What you have to do => Retype, exactly as they stand, the lines from the start of the data to the line that contains "(0,0) rectangle (553,325);", both ends included. Leave the pictures out.

Given data =>

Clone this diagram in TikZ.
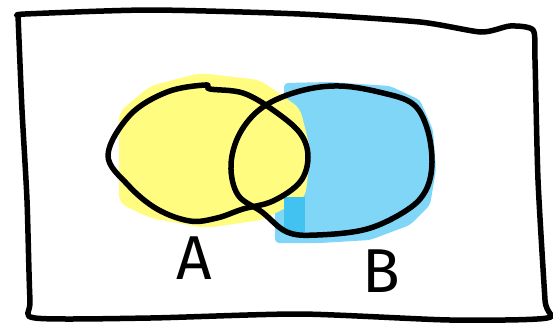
\documentclass[tikz,border=0pt]{standalone}
\usepackage{fontspec}
\setmainfont{Fira Sans}
\usetikzlibrary{positioning}

\begin{document}
\begin{tikzpicture}[
    x=1pt, y=-1pt,
    every node/.style={font=\fontsize{62}{62}\selectfont},
    pen/.style={draw=black, line width=5.5pt, line cap=round, line join=round},
    setlabel/.style={inner sep=0pt, text=black},
]
\definecolor{markyellow}{RGB}{255,252,128}
\definecolor{markblue}{RGB}{128,214,247}
\definecolor{markblue2}{RGB}{66,194,240}

\useasboundingbox (0,0) rectangle (553,325);

% ---- Marker fills ----
\fill[markblue, rounded corners=4pt] (284,83) -- (330,82) -- (390,86) -- (420,100) -- (433,130)
    -- (436,170) -- (430,205) -- (410,225) -- (370,240) -- (320,243) -- (275,243) -- (275,196)
    -- (284,196) -- cycle;
\fill[markyellow, rounded corners=8pt] (119,112) -- (150,86) -- (200,73) -- (260,80) -- (300,108)
    -- (311,152) -- (305,198) -- (262,220) -- (205,228) -- (150,218) -- (119,203) -- cycle;
\fill[markblue2] (284,197) rectangle (305,232);

% ---- Set A ----
\draw[pen] plot[smooth cycle, tension=0.6] coordinates {
    (108,155) (130,115) (167,92) (205,85) (210,89) (243,93) (273,110) (300,133)
    (308,157) (300,182) (273,201) (243,209) (217,218) (190,221) (157,209) (128,185)};

% ---- Set B ----
\draw[pen] plot[smooth cycle, tension=0.6] coordinates {
    (231,165) (240,133) (263,107) (300,91) (340,86) (383,93) (413,104) (427,128)
    (432,162) (426,190) (407,210) (367,229) (317,235) (287,232) (262,212) (238,195)};

% ---- Frame ----
\draw[pen] plot[smooth, tension=0.4] coordinates {
    (19,16) (25,14) (150,10) (300,14) (420,22) (481,32) (510,26) (533,30) (535,60)
    (538,180) (545,300) (547,318) (450,320) (300,314) (150,318) (35,318) (30,300) (27,200)
    (22,110) (18,15)};

% ---- Labels ----
\node[setlabel] (labelA) at (194,258) {A};
\node[setlabel] (labelB) at (381,271) {B};

\end{tikzpicture}
\end{document}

Written reply =>
Clone this diagram in TikZ.
\documentclass[tikz,border=0pt]{standalone}
\usepackage{fontspec}
\setmainfont{Fira Sans}
\usetikzlibrary{positioning}

\begin{document}
\begin{tikzpicture}[
    x=1pt, y=-1pt,
    every node/.style={font=\fontsize{62}{62}\selectfont},
    pen/.style={draw=black, line width=5.5pt, line cap=round, line join=round},
    setlabel/.style={inner sep=0pt, text=black},
]
\definecolor{markyellow}{RGB}{255,252,128}
\definecolor{markblue}{RGB}{128,214,247}
\definecolor{markblue2}{RGB}{66,194,240}

\useasboundingbox (0,0) rectangle (553,325);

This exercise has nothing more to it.